Northwestern University Cuts Ties With Al Jazeera After Multi-Year Partnership
The university, which boasts a campus in Qatar, quietly ended its relationship with the broadcaster over the summer.
Northwestern University quietly cut ties with the Qatari-run broadcaster, Al Jazeera, dubbed “the voice of Qatar’s regime,” over the summer, according to school officials.
Northwestern’s campus in Qatar, which is funded by the state-run Qatar Foundation, established a partnership with Al Jazeera Media Network in 2013 to allow “students to engage regularly with leading media industry professionals.” The Doha campus, which includes a branch of Northwestern’s journalism school, has been in operation since 2008.
“The agreement, which deepens ties between the two organizations that have worked together since NU-Q’s inception, will allow professionals and budding journalists from both sides to benefit from the combined expertise of the two institutions through joint research and strategic studies projects, training workshops, a co-designed lecture series, internships and faculty contributions as well as journalist-exchange programs,” a press release announcing the agreement stated at the time.
However, in a statement to the Sun, the school says it ended its Memorandum of Understanding, an agreement which previously tied the two organizations, back in July. Details of the relationship have since been removed from the University’s website.
“Northwestern University-Qatar will continue to offer journalism students robust opportunities for academic engagement through its deep relationships with many media, strategic communications and others other agency partners,” the school said.

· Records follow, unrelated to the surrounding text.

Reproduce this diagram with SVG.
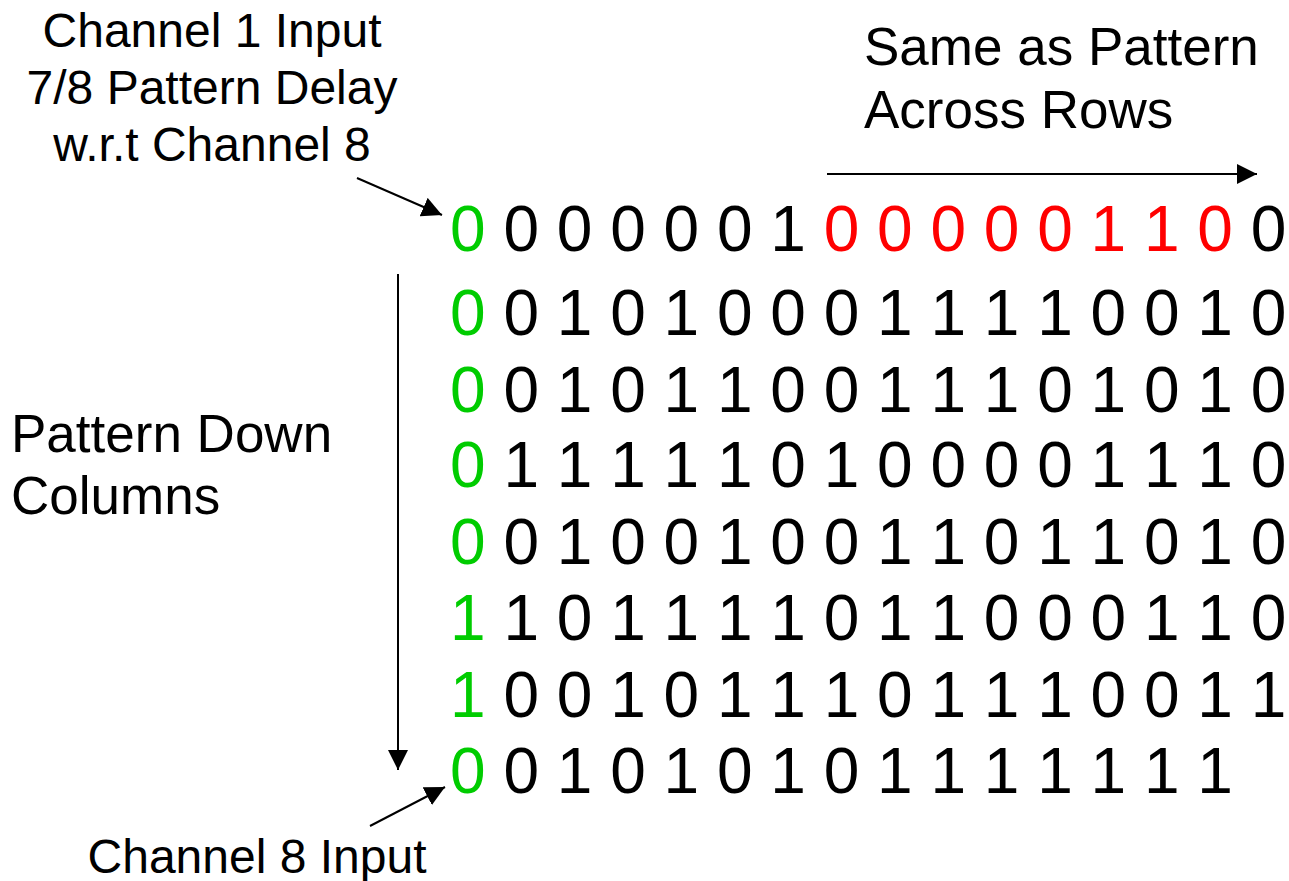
<svg xmlns="http://www.w3.org/2000/svg" width="1289" height="881" viewBox="0 0 1289 881">
<style>
text{font-family:"Liberation Sans",Arial,sans-serif;fill:#000}
.lbl48{font-size:48px}
.lbl52{font-size:53px}
.grid text{font-size:64px}
.g{fill:#00CC00}
.r{fill:#FF0000}
.conn line{stroke:#000;stroke-width:2;fill:none}
</style>
<defs>
<marker id="ah" viewBox="0 0 20 20" refX="20" refY="10" markerWidth="20" markerHeight="20" markerUnits="userSpaceOnUse" orient="auto">
<path d="M0,0 L20,10 L0,20 Z" fill="#000"/>
</marker>
</defs>
<rect width="1289" height="881" fill="#fff"/>
<g id="label-channel1" class="lbl48">
<text x="212" y="47" text-anchor="middle">Channel 1 Input</text>
<text x="212" y="104" text-anchor="middle">7/8 Pattern Delay</text>
<text x="212" y="161" text-anchor="middle">w.r.t Channel 8</text>
</g>
<g id="label-same" class="lbl52">
<text x="864" y="65">Same as Pattern</text>
<text x="864" y="128">Across Rows</text>
</g>
<g id="label-down" class="lbl52">
<text x="11" y="452">Pattern Down</text>
<text x="11" y="514">Columns</text>
</g>
<g id="label-channel8" class="lbl48">
<text x="257" y="873" text-anchor="middle">Channel 8 Input</text>
</g>
<g id="grid" class="grid" xml:space="preserve">
<text x="450" y="251"><tspan class="g">0</tspan> 0 0 0 0 0 1 <tspan class="r">0 0 0 0 0 1 1 0</tspan> 0</text>
<text x="450" y="335"><tspan class="g">0</tspan> 0 1 0 1 0 0 0 1 1 1 1 0 0 1 0</text>
<text x="450" y="412"><tspan class="g">0</tspan> 0 1 0 1 1 0 0 1 1 1 0 1 0 1 0</text>
<text x="450" y="487"><tspan class="g">0</tspan> 1 1 1 1 1 0 1 0 0 0 0 1 1 1 0</text>
<text x="450" y="564"><tspan class="g">0</tspan> 0 1 0 0 1 0 0 1 1 0 1 1 0 1 0</text>
<text x="450" y="640"><tspan class="g">1</tspan> 1 0 1 1 1 1 0 1 1 0 0 0 1 1 0</text>
<text x="450" y="717"><tspan class="g">1</tspan> 0 0 1 0 1 1 1 0 1 1 1 0 0 1 1</text>
<text x="450" y="793"><tspan class="g">0</tspan> 0 1 0 1 0 1 0 1 1 1 1 1 1 1</text>
</g>
<g id="connectors" class="conn">
<line x1="357" y1="178" x2="442" y2="215" marker-end="url(#ah)"/>
<line x1="827" y1="174" x2="1257" y2="174" marker-end="url(#ah)"/>
<line x1="398" y1="274" x2="398" y2="770" marker-end="url(#ah)"/>
<line x1="370" y1="826" x2="445" y2="787" marker-end="url(#ah)"/>
</g>
</svg>
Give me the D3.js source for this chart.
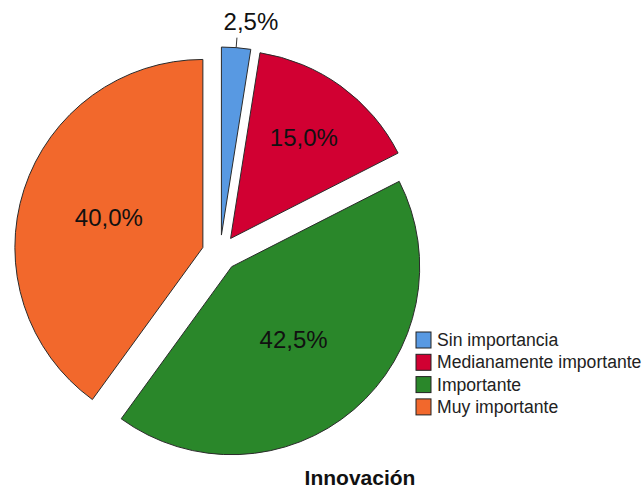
<!DOCTYPE html>
<html>
<head>
<meta charset="utf-8">
<script src="https://cdn.jsdelivr.net/npm/d3@7"></script>
<style>
  body { margin: 0; background: #fff; }
  text { font-family: "Liberation Sans", Arial, sans-serif; }
</style>
</head>
<body>
<script>
// data
const categories = ["Sin importancia", "Medianamente importante", "Importante", "Muy importante"]
const percents = [2.5, 15.0, 42.5, 40.0]
const colors = ["#5899e2", "#d10032", "#2a872a", "#f2682c"]
const title = "Innovación"

const W = 644, H = 493
const cx = 220, cy = 253, R = 188, explode = 18

let svg = d3.select("body")
    .append("svg")
    .attr("width", W)
    .attr("height", H)

let pie = d3.pie().sort(null).value(d => d)
let arcs = pie(percents)
let arc = d3.arc().innerRadius(0).outerRadius(R)

function dir(a){ return [Math.sin(a), -Math.cos(a)] }
function fmt(v){ return v.toFixed(1).replace(".", ",") + "%" }

let g = svg.append("g").attr("transform", "translate(" + cx + "," + cy + ")")

let slices = g.selectAll("g.slice")
    .data(arcs)
    .enter()
    .append("g")
    .attr("class", "slice")
    .attr("transform", d => {
        let m = dir((d.startAngle + d.endAngle) / 2)
        return "translate(" + m[0]*explode + "," + m[1]*explode + ")"
    })

slices.append("path")
    .attr("d", arc)
    .style("fill", (d, i) => colors[i])
    .style("stroke", "#2b2b2b")
    .style("stroke-width", 1)

// labels at the area centroid of each slice, small ones outside
slices.each(function(d, i){
    let s = d3.select(this)
    let mid = (d.startAngle + d.endAngle) / 2
    let half = (d.endAngle - d.startAngle) / 2
    let m = dir(mid)
    if (percents[i] < 5) {
        let p0 = [m[0]*R, m[1]*R]
        let p1 = [m[0]*(R+10), m[1]*(R+10)]
        s.append("line")
            .attr("x1", p0[0]).attr("y1", p0[1])
            .attr("x2", p1[0]).attr("y2", p1[1])
            .style("stroke", "#333")
            .style("stroke-width", 1)
        s.append("text")
            .attr("x", p1[0] + 14)
            .attr("y", p1[1] - 8)
            .attr("text-anchor", "middle")
            .style("font-size", "24px")
            .style("fill", "#111")
            .text(fmt(percents[i]))
    } else {
        let rc = 2 * R * Math.sin(half) / (3 * half) + 4
        s.append("text")
            .attr("x", m[0]*rc)
            .attr("y", m[1]*rc)
            .attr("dy", "0.36em")
            .attr("text-anchor", "middle")
            .style("font-size", "24px")
            .style("fill", "#111")
            .text(fmt(percents[i]))
    }
})

// legend
let legend = svg.append("g").attr("transform", "translate(416,332)")
categories.forEach((c, i) => {
    legend.append("rect")
        .attr("x", 0)
        .attr("y", i*22.3)
        .attr("width", 15)
        .attr("height", 16)
        .style("fill", colors[i])
        .style("stroke", "#222")
        .style("stroke-width", 1)
    legend.append("text")
        .attr("x", 21)
        .attr("y", i*22.3 + 14)
        .style("font-size", "17.6px")
        .style("fill", "#222")
        .text(c)
})

svg.append("text")
    .attr("x", 360)
    .attr("y", 485)
    .attr("text-anchor", "middle")
    .style("font-size", "21px")
    .style("font-weight", "bold")
    .style("fill", "#111")
    .text(title)
</script>
</body>
</html>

Northwestern’s Medill School of Journalism still holds a studies program at the Doha campus and offers American students the option to spend a semester in Qatar.
The confirmation comes as Northwestern students and alumni have made a concerted effort to pressure the school to cut ties with the controversial outlet, claiming that the partnership violates section 219 of the Immigration and Naturalization Act which bars American entities from aiding foreign terrorist organizations.
According to a report written by the Coalition Against Anti-Semitism at Northwestern, Al Jazeera “quite clearly betrays basic standards of journalism by being the sanctioned and singular voice on behalf of its government, in clear alignment with Qatar’s national priorities and interests.”
The report continued: “Northwestern should do so not only for the moral reason that it is aiding and abetting the mouthpiece of Hamas, thereby endangering Israelis as victims of Hamas atrocities and Gazan civilians who are cynically used as human shields.”
The group also cited a study conducted by a pro-Jewish organization, the Canary Mission, which found that, since 2013, more than two thirds of the Al Jazeera employees who addressed Northwestern’s campus in Qatar had “either expressed support for terrorists, demonized Israel, or backed the Boycott, Divestment, Sanctions (BDS) movement.”
Al Jazeera has long faced allegations of holding close connections with Hamas, and several of its journalists have been accused of participating in the October 7 massacre in Israel. Earlier in the summer, the Israel Defense Forces rescued three Israeli hostages held in the home of an Al Jazeera journalist, Abdallah Aljamal, at Nuseirat, Gaza.
Prior to the current flare-up in the Middle East, Al Jazeera was accused of being overly sympathetic to another terrorist group, Al Qaeda. The network was the preferred outlet for statements from Osama bin Laden both before and after the 9/11 attacks on America.
Further connections between Al Jazeera and Hamas are detailed in a letter written in June by the Chairman of the Higher Education and Workforce Development Subcommittee, Burgess Owens. Mr. Owens urged Northwestern’s president, Michael Schill, to terminate the school’s partnership with Al Jazeera, a press outlet which the congressman called “a safe haven for Hamas supporters.”
“It is unacceptable for any American university that receives hundreds of millions of dollars in annual federal funding to partner with organizations whose members are terrorists or whose reporting incites terror on behalf of Hamas,” he continued.
Mr. Schill later addressed the partnership before Congress as part of a House Committee probe into the university’s response to antisemitism.